What you need to do |
With all pictures omitted, return verbatim the lines from the beginning of the records below through the line containing "import seaborn as sns".
::: Entries
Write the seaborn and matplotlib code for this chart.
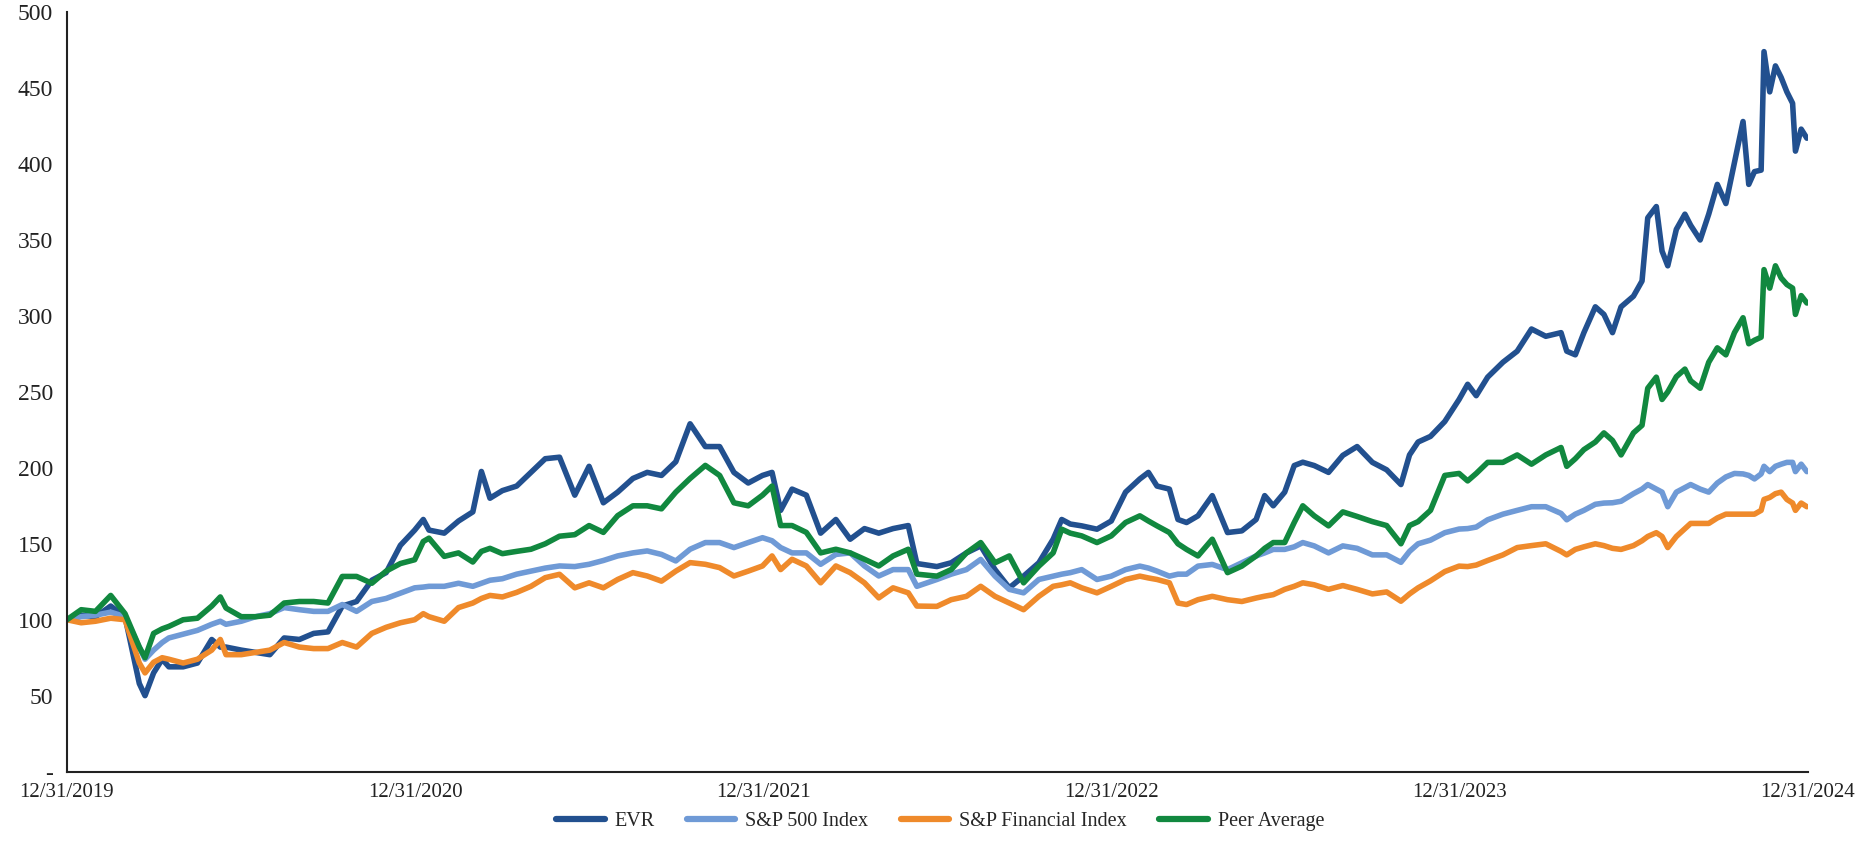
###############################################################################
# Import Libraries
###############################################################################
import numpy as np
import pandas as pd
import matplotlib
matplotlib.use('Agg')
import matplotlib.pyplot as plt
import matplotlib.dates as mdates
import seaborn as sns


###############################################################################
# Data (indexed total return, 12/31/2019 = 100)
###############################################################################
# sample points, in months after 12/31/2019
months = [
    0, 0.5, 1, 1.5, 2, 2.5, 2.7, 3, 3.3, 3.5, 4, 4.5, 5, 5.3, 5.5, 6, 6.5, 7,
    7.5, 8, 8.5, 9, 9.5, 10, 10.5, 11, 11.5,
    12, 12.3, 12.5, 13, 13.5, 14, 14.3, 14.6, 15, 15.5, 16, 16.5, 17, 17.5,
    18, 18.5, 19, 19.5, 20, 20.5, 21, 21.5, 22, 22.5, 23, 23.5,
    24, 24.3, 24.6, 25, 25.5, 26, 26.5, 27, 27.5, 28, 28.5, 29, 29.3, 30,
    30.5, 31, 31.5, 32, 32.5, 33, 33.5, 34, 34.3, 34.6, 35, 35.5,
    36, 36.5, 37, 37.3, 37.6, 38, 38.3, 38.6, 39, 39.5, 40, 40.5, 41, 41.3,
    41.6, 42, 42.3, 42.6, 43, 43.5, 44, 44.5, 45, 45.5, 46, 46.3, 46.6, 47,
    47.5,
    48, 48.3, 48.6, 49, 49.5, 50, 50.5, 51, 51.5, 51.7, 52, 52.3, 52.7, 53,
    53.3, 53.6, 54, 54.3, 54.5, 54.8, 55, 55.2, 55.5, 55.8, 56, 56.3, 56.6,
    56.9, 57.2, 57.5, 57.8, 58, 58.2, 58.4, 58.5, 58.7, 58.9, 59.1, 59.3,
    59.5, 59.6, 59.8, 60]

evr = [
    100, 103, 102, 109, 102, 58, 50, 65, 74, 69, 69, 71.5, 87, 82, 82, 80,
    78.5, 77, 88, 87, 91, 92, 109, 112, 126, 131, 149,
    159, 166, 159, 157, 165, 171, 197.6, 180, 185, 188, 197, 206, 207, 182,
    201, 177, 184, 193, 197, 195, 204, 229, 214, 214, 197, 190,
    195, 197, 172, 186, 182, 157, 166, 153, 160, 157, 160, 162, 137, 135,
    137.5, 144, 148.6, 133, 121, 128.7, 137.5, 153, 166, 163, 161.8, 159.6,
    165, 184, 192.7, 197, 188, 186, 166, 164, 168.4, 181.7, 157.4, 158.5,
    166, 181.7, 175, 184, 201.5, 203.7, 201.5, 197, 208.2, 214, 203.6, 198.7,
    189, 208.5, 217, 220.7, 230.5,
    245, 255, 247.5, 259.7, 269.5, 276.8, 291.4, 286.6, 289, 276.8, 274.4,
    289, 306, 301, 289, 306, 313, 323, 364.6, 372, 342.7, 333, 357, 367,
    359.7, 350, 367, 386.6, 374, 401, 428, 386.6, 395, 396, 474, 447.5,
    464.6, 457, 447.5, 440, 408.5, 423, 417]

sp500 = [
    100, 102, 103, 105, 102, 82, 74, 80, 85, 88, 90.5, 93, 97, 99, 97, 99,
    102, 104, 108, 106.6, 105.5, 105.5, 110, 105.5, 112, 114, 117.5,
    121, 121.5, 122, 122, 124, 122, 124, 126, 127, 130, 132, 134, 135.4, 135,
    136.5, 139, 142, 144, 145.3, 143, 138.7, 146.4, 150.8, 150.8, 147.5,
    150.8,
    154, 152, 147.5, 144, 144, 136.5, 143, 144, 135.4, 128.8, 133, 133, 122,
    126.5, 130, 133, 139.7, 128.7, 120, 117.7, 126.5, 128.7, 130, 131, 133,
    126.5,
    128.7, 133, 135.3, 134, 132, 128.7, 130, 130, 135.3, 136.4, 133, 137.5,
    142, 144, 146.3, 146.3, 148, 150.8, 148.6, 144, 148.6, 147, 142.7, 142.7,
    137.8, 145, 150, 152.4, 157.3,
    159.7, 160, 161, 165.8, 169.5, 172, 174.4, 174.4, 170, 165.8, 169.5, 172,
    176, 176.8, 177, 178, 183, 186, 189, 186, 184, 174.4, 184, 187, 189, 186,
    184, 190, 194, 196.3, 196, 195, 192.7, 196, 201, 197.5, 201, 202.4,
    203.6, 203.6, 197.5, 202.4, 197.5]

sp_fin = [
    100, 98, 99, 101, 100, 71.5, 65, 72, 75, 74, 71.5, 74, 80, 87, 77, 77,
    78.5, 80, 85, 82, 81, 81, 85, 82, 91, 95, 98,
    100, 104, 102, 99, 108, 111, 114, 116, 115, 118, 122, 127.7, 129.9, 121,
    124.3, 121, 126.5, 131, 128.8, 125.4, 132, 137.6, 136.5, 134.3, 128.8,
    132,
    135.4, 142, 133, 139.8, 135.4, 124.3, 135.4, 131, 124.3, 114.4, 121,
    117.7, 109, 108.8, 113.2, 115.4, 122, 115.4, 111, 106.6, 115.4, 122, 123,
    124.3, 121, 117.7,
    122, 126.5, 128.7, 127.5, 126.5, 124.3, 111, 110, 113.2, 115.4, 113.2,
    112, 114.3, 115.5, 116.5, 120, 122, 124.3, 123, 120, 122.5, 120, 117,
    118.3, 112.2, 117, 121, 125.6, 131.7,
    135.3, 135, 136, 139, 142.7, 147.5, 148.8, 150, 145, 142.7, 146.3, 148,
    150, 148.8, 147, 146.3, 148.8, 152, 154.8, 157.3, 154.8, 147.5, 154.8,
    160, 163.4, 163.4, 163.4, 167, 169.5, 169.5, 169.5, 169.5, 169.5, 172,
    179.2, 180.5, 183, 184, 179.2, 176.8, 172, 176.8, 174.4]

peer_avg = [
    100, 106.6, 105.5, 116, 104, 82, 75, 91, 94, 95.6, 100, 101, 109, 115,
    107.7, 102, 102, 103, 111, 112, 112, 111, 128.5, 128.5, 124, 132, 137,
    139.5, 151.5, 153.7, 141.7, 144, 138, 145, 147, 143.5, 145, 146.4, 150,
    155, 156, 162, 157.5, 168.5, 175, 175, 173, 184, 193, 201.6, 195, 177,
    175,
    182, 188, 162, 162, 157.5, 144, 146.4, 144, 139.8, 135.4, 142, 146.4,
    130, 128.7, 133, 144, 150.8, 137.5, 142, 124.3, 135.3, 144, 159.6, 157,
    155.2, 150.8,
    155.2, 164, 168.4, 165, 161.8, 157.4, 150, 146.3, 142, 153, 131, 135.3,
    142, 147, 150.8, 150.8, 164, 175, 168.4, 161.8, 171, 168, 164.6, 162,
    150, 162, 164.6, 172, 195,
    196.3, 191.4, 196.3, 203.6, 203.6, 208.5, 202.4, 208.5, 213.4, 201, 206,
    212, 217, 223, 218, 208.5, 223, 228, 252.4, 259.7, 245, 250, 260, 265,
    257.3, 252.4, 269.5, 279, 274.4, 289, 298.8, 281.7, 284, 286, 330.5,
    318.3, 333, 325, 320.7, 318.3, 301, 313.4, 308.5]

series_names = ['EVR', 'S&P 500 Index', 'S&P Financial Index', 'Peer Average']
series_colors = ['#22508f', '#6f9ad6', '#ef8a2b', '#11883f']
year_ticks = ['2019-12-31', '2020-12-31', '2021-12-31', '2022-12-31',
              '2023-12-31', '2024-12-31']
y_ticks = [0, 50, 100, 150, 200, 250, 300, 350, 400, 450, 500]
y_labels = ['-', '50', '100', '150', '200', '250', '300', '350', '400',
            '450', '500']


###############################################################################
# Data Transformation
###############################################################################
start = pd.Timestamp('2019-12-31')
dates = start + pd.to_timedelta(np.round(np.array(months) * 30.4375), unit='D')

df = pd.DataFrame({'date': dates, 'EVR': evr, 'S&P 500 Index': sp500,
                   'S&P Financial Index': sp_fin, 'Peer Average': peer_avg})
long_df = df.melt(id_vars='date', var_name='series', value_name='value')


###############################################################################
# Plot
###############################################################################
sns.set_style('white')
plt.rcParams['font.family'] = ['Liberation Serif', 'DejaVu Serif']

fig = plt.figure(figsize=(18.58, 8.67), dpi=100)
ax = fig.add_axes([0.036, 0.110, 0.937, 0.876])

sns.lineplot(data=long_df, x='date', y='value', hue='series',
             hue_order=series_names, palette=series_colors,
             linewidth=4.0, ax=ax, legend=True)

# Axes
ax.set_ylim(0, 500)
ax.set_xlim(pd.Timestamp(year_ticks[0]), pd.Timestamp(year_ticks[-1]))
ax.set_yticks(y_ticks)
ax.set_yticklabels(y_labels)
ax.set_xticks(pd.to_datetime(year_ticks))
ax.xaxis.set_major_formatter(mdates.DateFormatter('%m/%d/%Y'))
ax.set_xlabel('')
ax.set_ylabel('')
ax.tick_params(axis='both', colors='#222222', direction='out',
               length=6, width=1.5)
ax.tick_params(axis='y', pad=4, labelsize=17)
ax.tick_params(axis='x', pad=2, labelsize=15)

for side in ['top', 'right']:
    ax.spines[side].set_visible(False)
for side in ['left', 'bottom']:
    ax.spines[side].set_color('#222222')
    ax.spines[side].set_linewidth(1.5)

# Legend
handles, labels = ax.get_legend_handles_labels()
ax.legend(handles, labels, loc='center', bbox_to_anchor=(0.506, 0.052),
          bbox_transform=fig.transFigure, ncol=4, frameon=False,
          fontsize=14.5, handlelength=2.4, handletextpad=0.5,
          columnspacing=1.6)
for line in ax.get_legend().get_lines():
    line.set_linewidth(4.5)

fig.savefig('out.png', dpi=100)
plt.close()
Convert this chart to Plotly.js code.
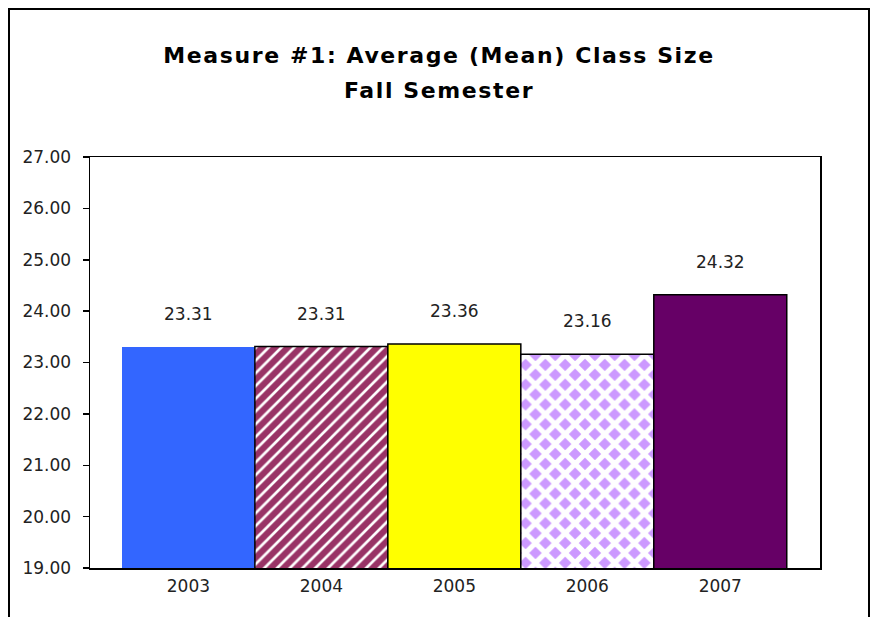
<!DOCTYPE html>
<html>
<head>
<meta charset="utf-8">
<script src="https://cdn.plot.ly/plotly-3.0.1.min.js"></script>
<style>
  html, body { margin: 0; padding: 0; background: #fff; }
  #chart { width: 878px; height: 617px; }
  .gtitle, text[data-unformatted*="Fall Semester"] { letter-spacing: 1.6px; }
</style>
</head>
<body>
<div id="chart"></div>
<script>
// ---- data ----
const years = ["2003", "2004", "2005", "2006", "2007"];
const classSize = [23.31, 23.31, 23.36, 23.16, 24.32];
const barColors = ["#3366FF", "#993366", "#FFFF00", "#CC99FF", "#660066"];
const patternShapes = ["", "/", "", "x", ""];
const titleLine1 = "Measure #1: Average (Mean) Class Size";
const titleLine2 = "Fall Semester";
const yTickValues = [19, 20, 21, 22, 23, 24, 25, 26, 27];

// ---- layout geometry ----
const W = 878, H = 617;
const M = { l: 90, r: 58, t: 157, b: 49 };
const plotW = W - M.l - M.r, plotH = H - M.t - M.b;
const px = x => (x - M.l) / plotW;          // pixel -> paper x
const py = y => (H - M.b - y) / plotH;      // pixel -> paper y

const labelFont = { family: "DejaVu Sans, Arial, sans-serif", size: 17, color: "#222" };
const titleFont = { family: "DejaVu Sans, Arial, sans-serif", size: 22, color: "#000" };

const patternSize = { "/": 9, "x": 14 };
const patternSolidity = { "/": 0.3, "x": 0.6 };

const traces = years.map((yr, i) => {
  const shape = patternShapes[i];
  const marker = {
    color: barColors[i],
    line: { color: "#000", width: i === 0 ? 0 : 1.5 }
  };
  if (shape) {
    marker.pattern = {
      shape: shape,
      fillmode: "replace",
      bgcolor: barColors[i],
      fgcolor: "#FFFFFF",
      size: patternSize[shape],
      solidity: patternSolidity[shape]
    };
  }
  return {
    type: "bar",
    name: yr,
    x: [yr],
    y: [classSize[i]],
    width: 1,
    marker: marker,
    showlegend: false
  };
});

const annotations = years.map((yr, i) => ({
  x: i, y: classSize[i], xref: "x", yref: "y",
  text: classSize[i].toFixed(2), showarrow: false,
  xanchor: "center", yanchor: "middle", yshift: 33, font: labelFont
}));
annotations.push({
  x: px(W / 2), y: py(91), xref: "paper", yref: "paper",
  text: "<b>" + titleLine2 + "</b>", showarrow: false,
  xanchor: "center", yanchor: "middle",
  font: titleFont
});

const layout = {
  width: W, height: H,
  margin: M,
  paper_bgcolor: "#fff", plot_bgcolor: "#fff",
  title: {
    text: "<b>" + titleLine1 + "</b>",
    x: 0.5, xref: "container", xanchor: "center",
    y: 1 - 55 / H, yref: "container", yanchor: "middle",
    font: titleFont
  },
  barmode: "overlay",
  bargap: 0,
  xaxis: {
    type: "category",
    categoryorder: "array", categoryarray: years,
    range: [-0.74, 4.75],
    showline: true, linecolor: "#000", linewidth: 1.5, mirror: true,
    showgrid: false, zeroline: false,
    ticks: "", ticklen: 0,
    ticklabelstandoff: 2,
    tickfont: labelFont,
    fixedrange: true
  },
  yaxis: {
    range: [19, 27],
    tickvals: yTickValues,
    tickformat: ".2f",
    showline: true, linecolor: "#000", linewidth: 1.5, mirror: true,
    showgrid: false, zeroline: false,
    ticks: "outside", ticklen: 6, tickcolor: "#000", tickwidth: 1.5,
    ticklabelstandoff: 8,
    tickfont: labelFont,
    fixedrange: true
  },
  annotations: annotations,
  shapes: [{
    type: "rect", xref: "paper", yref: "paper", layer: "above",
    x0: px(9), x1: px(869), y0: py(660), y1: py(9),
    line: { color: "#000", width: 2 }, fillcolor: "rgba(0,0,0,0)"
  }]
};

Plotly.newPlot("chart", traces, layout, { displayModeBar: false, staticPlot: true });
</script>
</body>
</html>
::::::
Solution to the exercise |
Write the seaborn and matplotlib code for this chart.
###############################################################################
# Import Libraries
###############################################################################
import numpy as np
import pandas as pd
import matplotlib
matplotlib.use('Agg')
import matplotlib.pyplot as plt
import matplotlib.dates as mdates
import seaborn as sns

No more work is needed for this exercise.